Untuk mengungkap kasus yang menimpanya, Novel menjelaskan, polisi lebih baik langsung menangkap pelaku yang melakukan penyiraman air keras secara langsung kepadanya. Setelah itu, mengkaitkan dengan sejumlah kasus korupsi yang pernah ditangani Novel.
"Ketika siapa pun pihak yang menginginkan (informasi) akan saya ceritakan soal motif, latar belakang, siapa oknum di belakangnya, dan lain-lain, saya selalu katakan lebih baik tangkap dulu pelaku lapangannya.
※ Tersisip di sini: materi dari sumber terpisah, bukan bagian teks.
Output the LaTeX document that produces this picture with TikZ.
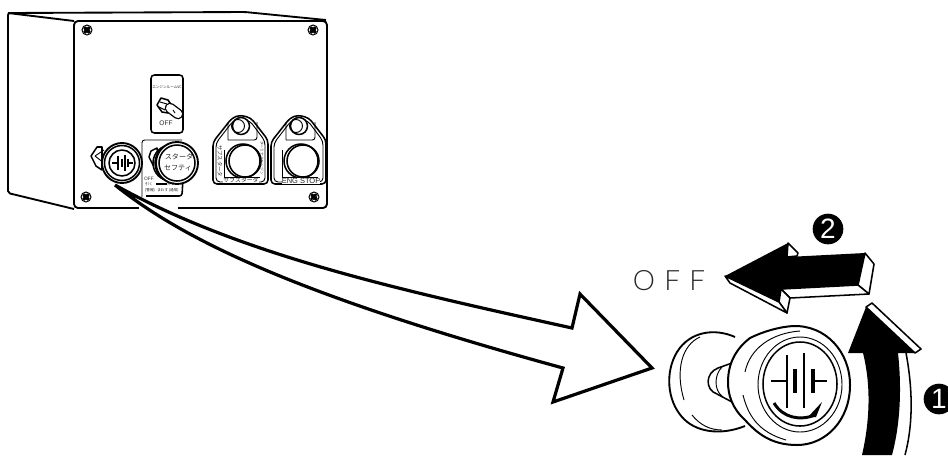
\documentclass[tikz,border=0pt]{standalone}
\usepackage{fontspec}
\setmainfont{Liberation Sans}
\newfontfamily\cjk{Noto Sans CJK JP}
\newfontfamily\lightf{Lato Light}
\tikzset{
 ink/.style={draw=black,line width=1.15pt,line join=round},
 thin ink/.style={draw=black,line width=0.7pt},
 hvy/.style={draw=black,line width=2.4pt,line join=miter},
 screw/.pic={\draw[line width=0.75pt] (0,0) circle (5);\draw[line width=0.6pt] (-3.4,-3.4)--(3.4,3.4) (-3.4,3.4)--(3.4,-3.4) (-1.6,-3.4)--(3.4,1.6) (-3.4,-1.6)--(1.6,3.4) (1.6,-3.4)--(-3.4,1.6) (3.4,-1.6)--(-1.6,3.4);},
 tiny/.style={inner sep=0,font=\cjk\fontsize{2.7}{3}\selectfont,text=black!90},
 num/.style={circle,fill=black,inner sep=0,minimum size=23pt,text=white,font=\fontsize{21}{21}\selectfont},
}
\begin{document}
\begin{tikzpicture}[x=0.75pt,y=-0.75pt]
\useasboundingbox (0,0) rectangle (948,455);
% enclosure
\draw[ink,line width=1.4pt,rounded corners=1.5] (74,21)--(8,13)--(8,193)--(74,209);
\draw[ink,line width=1.4pt,rounded corners=1.5] (8,13)--(245,12)--(326,20);
\draw[ink,line width=1.4pt,rounded corners=3] (74,21) rectangle (327,208);
\pic at (87,30) {screw};
\pic at (313,30) {screw};
\pic at (86,197) {screw};
\pic at (314,197) {screw};
% engine room switch
\draw[ink,rounded corners=2.5] (151,75) rectangle (183,133);
\node[tiny] (erl) at (167,87) {エンジンルームVC};
\node[inner sep=0,font=\fontsize{5}{5}\selectfont,text=black!85] (erf) at (166,123) {OFF};
\draw[ink,fill=white] (161,98)--(168,100)--(172,106)--(168,113)--(162,112)--(157,105)--cycle;
\draw[line width=8pt,line cap=round] (170,108)--(178,114);
\draw[white,line width=6pt,line cap=round] (170,108)--(178,114);
\draw[thin ink] (160,102)--(167,104) (159,107)--(165,110) (173,110)--(175,113);
% battery switch
\draw[ink,fill=white] (102,147)--(97,147)--(91,156)--(96,166)--(102,170)--cycle;
\draw[thin ink] (95,156)--(104,150) (95,156)--(104,163);
\draw[ink,line width=1.4pt,fill=white] (122,163) circle (20);
\draw[ink] (122,163) circle (17.5);
\draw[ink] (122,163) circle (13);
\draw[line width=1pt] (112,163)--(118,163) (118,156)--(118,170) (122,159)--(122,167) (125,155)--(125,171) (128,159)--(128,167) (128,163)--(133,163);
% starter safety
\draw[thin ink,rounded corners=2] (142,197)--(142,140)--(182,140);
\draw[ink,rounded corners=2] (146,196)--(182,196)--(183,178);
\draw[ink,fill=white] (157,148)--(151,151)--(149,157)--(153,165)--(160,172)--cycle;
\draw[ink,fill=white] (171,163) circle (18);
\draw[ink,fill=white] (174,163) circle (19);
\draw[ink,line width=1.4pt,fill=white] (177,163) circle (21);
\draw[ink] (177,163) circle (18);
\node[inner sep=0,font=\cjk\fontsize{5.3}{6}\selectfont,text=black!85] (s1) at (179,157) {スタータ};
\node[inner sep=0,font=\cjk\fontsize{5.3}{6}\selectfont,text=black!85] (s2) at (178,168) {セフティ};
\node[inner sep=0,font=\fontsize{3.6}{4}\selectfont,text=black!85] (o1) at (149,179) {OFF};
\node[tiny] (o2) at (149,184) {引く};
\node[tiny] (o3) at (150,190) {(警報)};
\node[tiny] (o4) at (171,184) {押す};
\node[tiny] (o5) at (168,190) {まわす (通常)};
\coordinate (ar1) at (156,184); \coordinate (ar2) at (167,184);
\draw[line width=0.8pt] (ar1)--(ar2);
% plates
\foreach \dx in {0,58}{
 \begin{scope}[xshift=\dx*0.75pt]
 \draw[ink,rounded corners=3] (213,184)--(213,142)--(232,118)--(240,115)--(251,118)--(268,140)--(268,184)--cycle;
 \draw[thin ink,rounded corners=3] (216,182)--(216,143)--(233,121)--(240,118)--(250,121)--(265,141)--(265,182)--cycle;
 \draw[thin ink,rounded corners=2] (228,140)--(228,122) (257,122)--(257,140)--(228,140);
 \draw[ink,fill=white] (241,126) circle (8.5);
 \draw[thin ink] (238,126) circle (6.5);
 \draw[thin ink] (224,150)--(224,177)--(260,177);
 \draw[ink,fill=white] (243,161) circle (17);
 \draw[ink] (245,161) circle (16);
 \end{scope}}
\node[inner sep=0,fill=white,font=\cjk\fontsize{4.4}{4.5}\selectfont,text=black!85] (sb) at (241,180.5) {サブスタータ};
\node[inner sep=0,fill=white,font=\fontsize{5.6}{6}\selectfont,text=black!85] (es) at (301,181) {ENG STOP};
\node[inner sep=0,rotate=-90,font=\cjk\fontsize{4}{4.5}\selectfont,text=black!85] (sb2) at (220,161) {サブスタータ};
\node[inner sep=0,rotate=-90,font=\cjk\fontsize{2.8}{3}\selectfont,text=black!85] (sb3) at (262,158) {ターミナルエンジン};
% big arrow
\coordinate (tail) at (115,185);
\coordinate (bb1) at (572,328);
\coordinate (b1) at (580,294);
\coordinate (tip) at (652,368);
\coordinate (b2) at (553,402);
\coordinate (bb2) at (563,368);
\fill[white] (139,204) rectangle (178,212);
\draw[hvy,fill=white] (tail) .. controls (185,241) and (300,296) .. (bb2) -- (b2) -- (tip) -- (b1) -- (bb1) .. controls (400,290) and (240,255) .. (tail);
% knob
\draw[ink,line width=1.4pt,fill=white] (735,337) .. controls (715,328) and (690,331) .. (677,352) .. controls (665,372) and (667,400) .. (682,417) .. controls (695,432) and (720,436) .. (745,426);
\draw[thin ink] (700,337) .. controls (682,345) and (675,370) .. (684,400);
\draw[thin ink] (692,415) .. controls (700,425) and (710,430) .. (722,430);
\draw[ink,fill=white] (732,363)--(718,368) .. controls (705,373) and (705,390) .. (717,394)--(732,402)--cycle;
\draw[thin ink] (722,367) .. controls (714,375) and (714,390) .. (722,396);
\draw[ink,line width=1.5pt,fill=white] (793,326) .. controls (826,325) and (850,352) .. (850,385) .. controls (850,420) and (826,445) .. (797,445) .. controls (770,445) and (756,432) .. (745,420) .. controls (732,408) and (728,395) .. (728,382) .. controls (728,362) and (737,348) .. (750,338) .. controls (762,332) and (778,327) .. (793,326);
\draw[thin ink] (745,372) .. controls (750,348) and (772,333) .. (800,331);
\draw[thin ink] (743,395) .. controls (748,415) and (758,432) .. (786,440);
\draw[thin ink] (800,384.5) ellipse (42 and 47.5);
\draw[ink] (800,384) ellipse (37 and 42);
\draw[line width=1.8pt] (771,381)--(787,381) (787,355)--(787,408) (804,353)--(804,408);
\draw[line width=3pt] (795,369)--(795,393) (813,369)--(813,393);
\draw[line width=1.8pt] (813,381)--(827,381);
\draw[line width=2.2pt] (774,403) .. controls (783,418) and (800,421) .. (815,415);
\fill (808,417)--(822,402)--(816,417)--cycle;
% OFF arrow
\node[inner sep=0,font=\lightf\fontsize{21}{21}\selectfont,text=black!85] (off) at (669,281) {O\hspace{7pt}F\hspace{7pt}F};
\fill (725,276)--(788,243)--(787,257)--(865,253)--(858,285)--(781,289)--(779,302)--cycle;
\draw[ink,fill=white] (788,243)--(798,253)--(797,256)--(787,257)--cycle;
\draw[ink,fill=white] (865,253)--(874,264)--(869,294)--(858,285)--cycle;
\draw[ink,fill=white] (781,289)--(858,285)--(869,294)--(790,298)--cycle;
\draw[ink,fill=white] (781,289)--(790,298)--(787,313)--(779,302)--cycle;
\draw[ink,fill=white] (725,276)--(730,283)--(787,313)--(779,302)--cycle;
% curved arrow 1
\draw[ink,fill=white] (866,307)--(872,303)--(921,349)--(915,353)--cycle;
\fill (866,307)--(915,353)--(898,353) .. controls (902,390) and (900,425) .. (892,455)--(862,455) .. controls (870,420) and (871,385) .. (863,353)--(848,353)--cycle;
\draw[ink] (906,353) .. controls (913,390) and (913,425) .. (905,455);
\node[num] (n2) at (828,229) {2};
\node[num] (n1) at (939,399) {1};
\end{tikzpicture}
\end{document}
Bukankah buktinya harusnya ada,” kata Novel.
“Tapi ketika pelaku lapangan tidak ditangkap bicara motif, saya balik bertanya, dengan motif kalau saya sampaikan dan lain-lain, bukti, soal motif, apakah itu bisa membuktikan pelaku lapangan? Jawabannya pasti tidak.”
Terlebih, jika pengejaran dimulai dari motif dan bukti-bukti yang berasal dari Novel, pelaku justru dapat dengan mudah mengelak. Sebab itu, bukti di lapangan menjadi lebih penting untuk digunakan sebagai petunjuk pengejaran pelaku.
"Saya terus terang prihatin ketika bukti-bukti pentingnya menjadi tidak jelas. Yang seharusnya bukti-bukti penting itu menjadi indikator paling kuat untuk bisa menangkap pelaku lapangan, tentunya apabila itu terjadi itu adalah hal yang buruk sekali," kata Novel.
Penyiraman air keras terhadap Novel terjadi pada 11 April 2017. Penyiraman dilakukan usai Novel melaksanakan Shalat Subuh di masjid tak jauh dari rumahnya. Ketika hendak pulang, Novel tiba-tiba disiram air keras oleh dua pria tak dikenal yang mengendarai sepeda motor.
Cairan itu mengenai wajah Novel. Kejadian tersebut berlangsung cepat. Novel pun tak sempat mengelak. Juga tak seorang pun yang menyaksikan peristiwa tersebut. Sejak saat itu, Novel menjalani serangkaian pengobatan untuk penyembuhan matanya. Ia harus beberapa kali bepergian Indonesia-Singapura untuk menjalani pengobatan. Meski sudah dua tahun, kasus ini belum tuntas.